Last year, I encountered an urban legend of videogaming for the first time, the mythical Big November. November, people had told me for years, is the busiest time of the year for gaming, a time when every publisher scrambles to release something that you, or your children, then inevitably put on the Christmas wish lists to spend the cold months inside with. Finally, after years of hearing about Big November like Nessie from the depths, I experienced it. I experienced the start of gaming season in a year in which time is essentially meaningless. It led to me playing a lot of games in rapid succession, and I didn’t like it. Yet I often see it suggested that for many people, this is the done thing.
Because two new consoles released and those tend to sell better if you simultaneously offer people some games to play on them, I played a lot of games in the span of one week, and so did my colleagues. I saw talk about a game for less than a week before people moved on to the next one, and something that released two weeks ago impossibly felt like old news already. I saw people make lists of all the games coming out in the span of a week that they wanted to get their hands on. “Get that in before Cyberpunk” was a phrase I heard often.
Sure, this is a symptom of my job, but everyone knows there are more games released per month, any month, than you could feasibly play. Then there’s sales that constitute a regular temptation and the pile of shame that isn’t so much a pile of shame as it is a bit of a status symbol. But there is a weird paradox of gaming being a perfect example for the trappings of capitalism, telling you how you need the cool thing of the hour now, and many games taking quite a lot of focus and time. The excitement around new releases made me forget that most people don’t actually get all the stuff immediately, and that many of us just like to announce our intent of getting a game, you know, sometime.
I’ve asked people on social media how they schedule their gaming around their work and their commitments to family and friends, and it seems like most of us will do just about anything to squeeze in a little bit of gaming time. I found little evidence to support the pop-cultural portrayal of dudes who will just veg out in front of a screen for hours on end, mostly because many people have to fight to make time for a game at all. And fight they will. Parents of toddlers or small children will get up before dawn. Those fortunate enough to have their own office will shut the door for a couple of hours while their family sits down to watch a movie. For many, Animal Crossing has become the ultimate lunchtime game, just a quick gander around the village to see what’s in shops today.

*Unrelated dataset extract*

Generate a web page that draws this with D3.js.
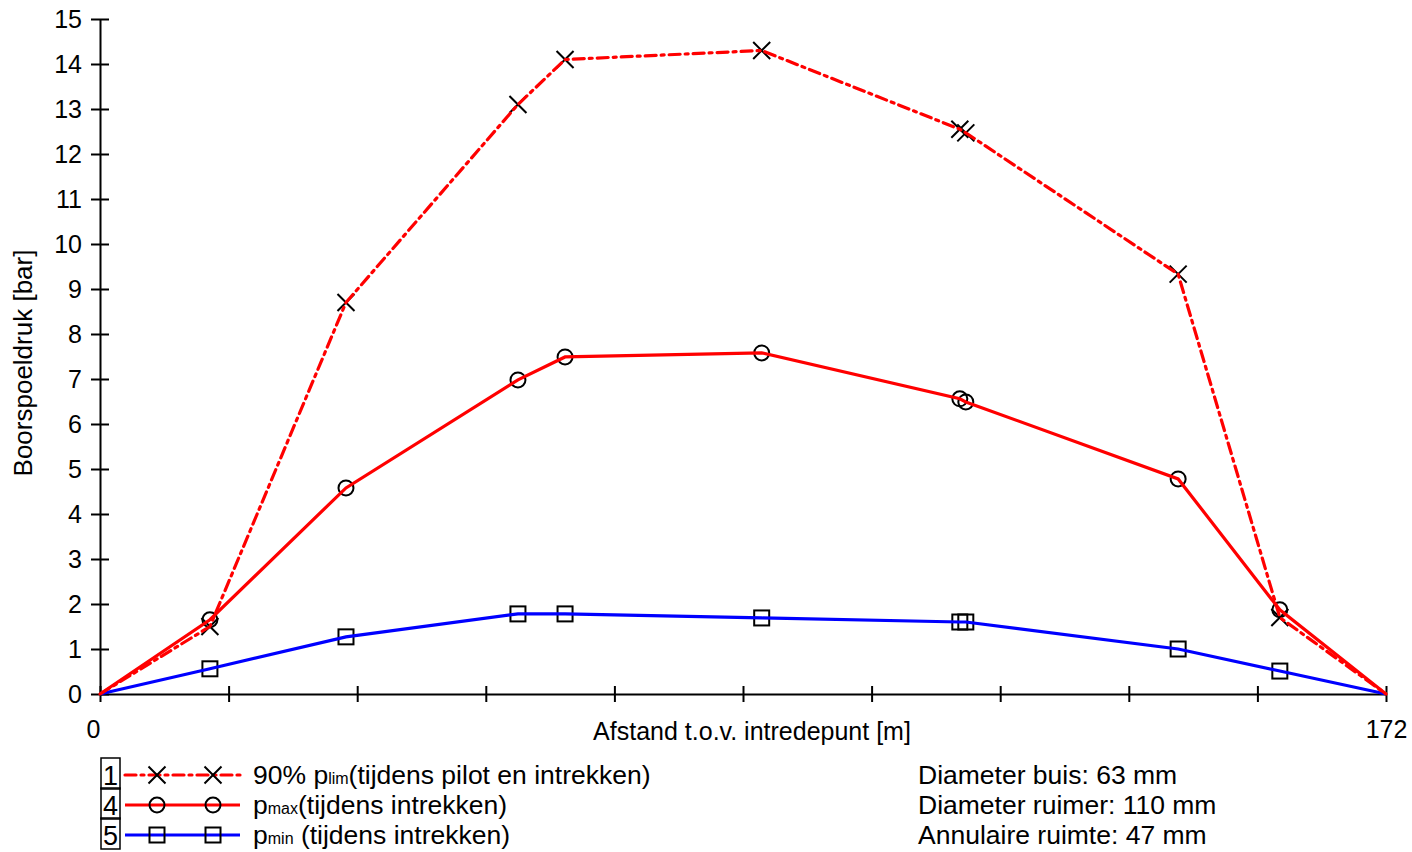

Genre-wise, the ones that suffer the most from not having a lot of time are players who mainly enjoy RPGs, and I get it – having two hours in a sprawling game like Assassin’s Creed or Yakuza, both rife with distractions from their main plotline, feels like no time at all. On the other hand, these are games you get to enjoy for a long time. People who enjoy the satisfaction of finishing something, however, will actively shy away from such games, fearing they’ll never see the end of them. Some genres make for games that are easier to put down – multiple people told me they have an arcade game or a roguelike they just play for a bit until they die, and with that natural end point their gaming break comes to a close, too.

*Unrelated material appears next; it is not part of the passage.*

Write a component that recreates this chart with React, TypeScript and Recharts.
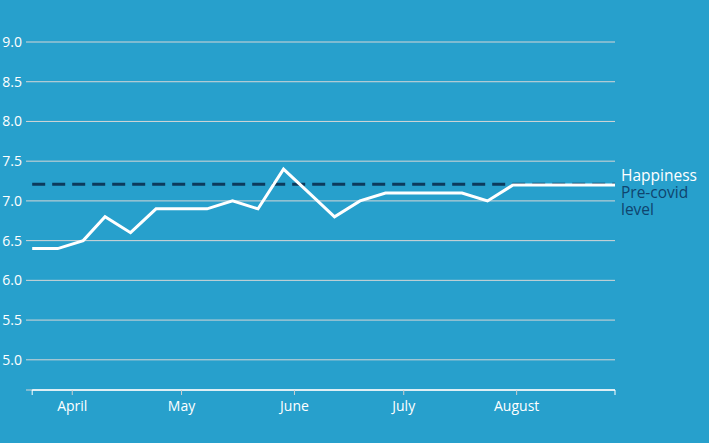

One Twitter user told me that what they play and whether they play at all is highly dependent on their mood, as committing to a game can be stressful. This is interesting, because while most people describe games as a relaxing, well-deserved part of their downtime, really getting into a game takes focus and a certain flow for some of us, something I for example can’t achieve within two hours. Relaxing itself can take a bit of time, just like falling asleep – in the back of your head you may still think about your schedule for the next day or a conversation you’ve just had or any number of things, before you can fully sink into your game.

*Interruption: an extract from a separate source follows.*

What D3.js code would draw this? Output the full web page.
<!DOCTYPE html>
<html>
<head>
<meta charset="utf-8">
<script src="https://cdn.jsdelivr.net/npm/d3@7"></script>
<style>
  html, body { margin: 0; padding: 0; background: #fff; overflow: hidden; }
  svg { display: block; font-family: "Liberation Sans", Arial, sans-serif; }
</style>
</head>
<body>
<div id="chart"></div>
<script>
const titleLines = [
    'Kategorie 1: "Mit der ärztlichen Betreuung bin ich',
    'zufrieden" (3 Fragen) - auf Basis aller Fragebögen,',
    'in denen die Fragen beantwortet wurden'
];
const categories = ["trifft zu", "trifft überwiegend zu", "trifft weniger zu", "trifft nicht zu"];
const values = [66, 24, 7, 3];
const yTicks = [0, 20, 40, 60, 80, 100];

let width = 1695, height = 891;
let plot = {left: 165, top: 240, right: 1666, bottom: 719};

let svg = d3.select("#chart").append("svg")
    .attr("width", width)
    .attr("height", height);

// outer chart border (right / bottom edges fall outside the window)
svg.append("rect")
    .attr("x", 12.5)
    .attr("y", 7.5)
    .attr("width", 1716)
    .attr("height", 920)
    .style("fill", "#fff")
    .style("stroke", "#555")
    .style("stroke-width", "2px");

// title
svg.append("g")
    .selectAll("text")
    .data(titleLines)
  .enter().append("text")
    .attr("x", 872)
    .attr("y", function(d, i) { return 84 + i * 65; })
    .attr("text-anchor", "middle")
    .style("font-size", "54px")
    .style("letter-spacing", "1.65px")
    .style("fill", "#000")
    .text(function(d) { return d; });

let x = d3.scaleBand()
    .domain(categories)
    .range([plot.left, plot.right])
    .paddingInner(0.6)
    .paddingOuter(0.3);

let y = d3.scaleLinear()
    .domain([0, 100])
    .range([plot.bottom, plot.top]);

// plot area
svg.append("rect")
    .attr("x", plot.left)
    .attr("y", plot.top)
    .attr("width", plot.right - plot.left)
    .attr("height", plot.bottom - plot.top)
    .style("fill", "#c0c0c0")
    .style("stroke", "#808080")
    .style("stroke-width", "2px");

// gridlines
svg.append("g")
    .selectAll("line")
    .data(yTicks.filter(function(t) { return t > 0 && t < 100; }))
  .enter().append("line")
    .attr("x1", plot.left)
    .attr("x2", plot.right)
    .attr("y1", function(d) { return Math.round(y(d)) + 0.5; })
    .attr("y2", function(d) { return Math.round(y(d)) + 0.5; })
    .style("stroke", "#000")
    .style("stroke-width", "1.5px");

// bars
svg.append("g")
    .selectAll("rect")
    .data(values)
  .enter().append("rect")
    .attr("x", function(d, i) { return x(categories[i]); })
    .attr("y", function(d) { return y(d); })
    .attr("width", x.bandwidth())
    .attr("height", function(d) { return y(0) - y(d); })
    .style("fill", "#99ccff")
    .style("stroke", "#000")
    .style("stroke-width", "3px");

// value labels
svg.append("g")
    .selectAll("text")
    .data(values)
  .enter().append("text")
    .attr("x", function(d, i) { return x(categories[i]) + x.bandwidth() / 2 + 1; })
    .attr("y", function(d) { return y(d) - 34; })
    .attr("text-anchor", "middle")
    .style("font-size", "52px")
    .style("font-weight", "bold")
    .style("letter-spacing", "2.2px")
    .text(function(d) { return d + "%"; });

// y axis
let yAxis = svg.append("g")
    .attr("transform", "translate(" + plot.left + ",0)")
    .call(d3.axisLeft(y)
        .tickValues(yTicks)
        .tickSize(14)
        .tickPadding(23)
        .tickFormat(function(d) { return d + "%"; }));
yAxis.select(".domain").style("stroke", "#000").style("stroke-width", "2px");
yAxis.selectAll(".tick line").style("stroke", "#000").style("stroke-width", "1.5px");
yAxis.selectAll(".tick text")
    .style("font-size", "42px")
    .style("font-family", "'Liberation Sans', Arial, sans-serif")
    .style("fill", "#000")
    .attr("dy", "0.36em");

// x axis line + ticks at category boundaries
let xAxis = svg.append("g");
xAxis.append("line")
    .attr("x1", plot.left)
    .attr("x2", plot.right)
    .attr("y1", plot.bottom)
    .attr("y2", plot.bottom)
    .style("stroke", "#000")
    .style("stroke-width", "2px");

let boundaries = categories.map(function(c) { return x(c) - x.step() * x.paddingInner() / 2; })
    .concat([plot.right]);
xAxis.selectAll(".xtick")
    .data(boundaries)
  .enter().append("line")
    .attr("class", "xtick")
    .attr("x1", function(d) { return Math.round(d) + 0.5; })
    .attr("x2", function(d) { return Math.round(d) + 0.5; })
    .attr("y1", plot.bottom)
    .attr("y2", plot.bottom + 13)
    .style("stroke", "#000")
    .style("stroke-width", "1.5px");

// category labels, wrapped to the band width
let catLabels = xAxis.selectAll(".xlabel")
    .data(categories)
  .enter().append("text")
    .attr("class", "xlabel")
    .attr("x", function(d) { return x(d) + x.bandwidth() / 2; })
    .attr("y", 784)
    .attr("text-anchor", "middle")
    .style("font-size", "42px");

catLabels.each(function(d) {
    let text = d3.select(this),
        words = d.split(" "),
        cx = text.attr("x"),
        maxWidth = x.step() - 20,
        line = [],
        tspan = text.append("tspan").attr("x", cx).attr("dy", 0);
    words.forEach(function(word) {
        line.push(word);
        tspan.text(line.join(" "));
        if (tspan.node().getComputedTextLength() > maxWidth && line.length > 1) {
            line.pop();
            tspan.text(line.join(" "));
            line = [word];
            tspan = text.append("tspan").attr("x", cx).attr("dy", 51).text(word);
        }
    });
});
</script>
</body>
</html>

Most people who answered my request for comment are married and have children. Their money doesn’t go to the latest and greatest, and they take their time to pick a game and give it their full attention. Most games they buy are on sale. Students, who generally have less disposable income for games, often mentioned Game Pass as their number one source for games. I had relatively few answers from what I consider gaming’s number one target group – working adults without children who sometimes spend a whole weekend playing. Those that fit the bill told me about turning games into a ritual, a fixed time during weekends to meet friends online they would’ve met outside otherwise. That’s heartening, because it means the increase in gaming time you read about so often these days isn’t necessarily just people sitting at home on their lonesome.
I’m not going to tell you we’re lucky to still have video games, and I’m not going to tell you that if you really wanted to get that new game and couldn’t because you had to put family expenses first, that’s just putting first what really matters, but personally I forgot about the advantages of taking your time to make sure you buy something you really like and want to spend a lot of time with. Games are not just there to be put into a backlog, for many people they are something they can hardly wait to get to. Sure, you support a game developer with your sale, and that’s important, too – but for people to put a lot of care into the selection of a small number of games across the year, and then to really give those their full attention is an equally important way to appreciate the craft of video games.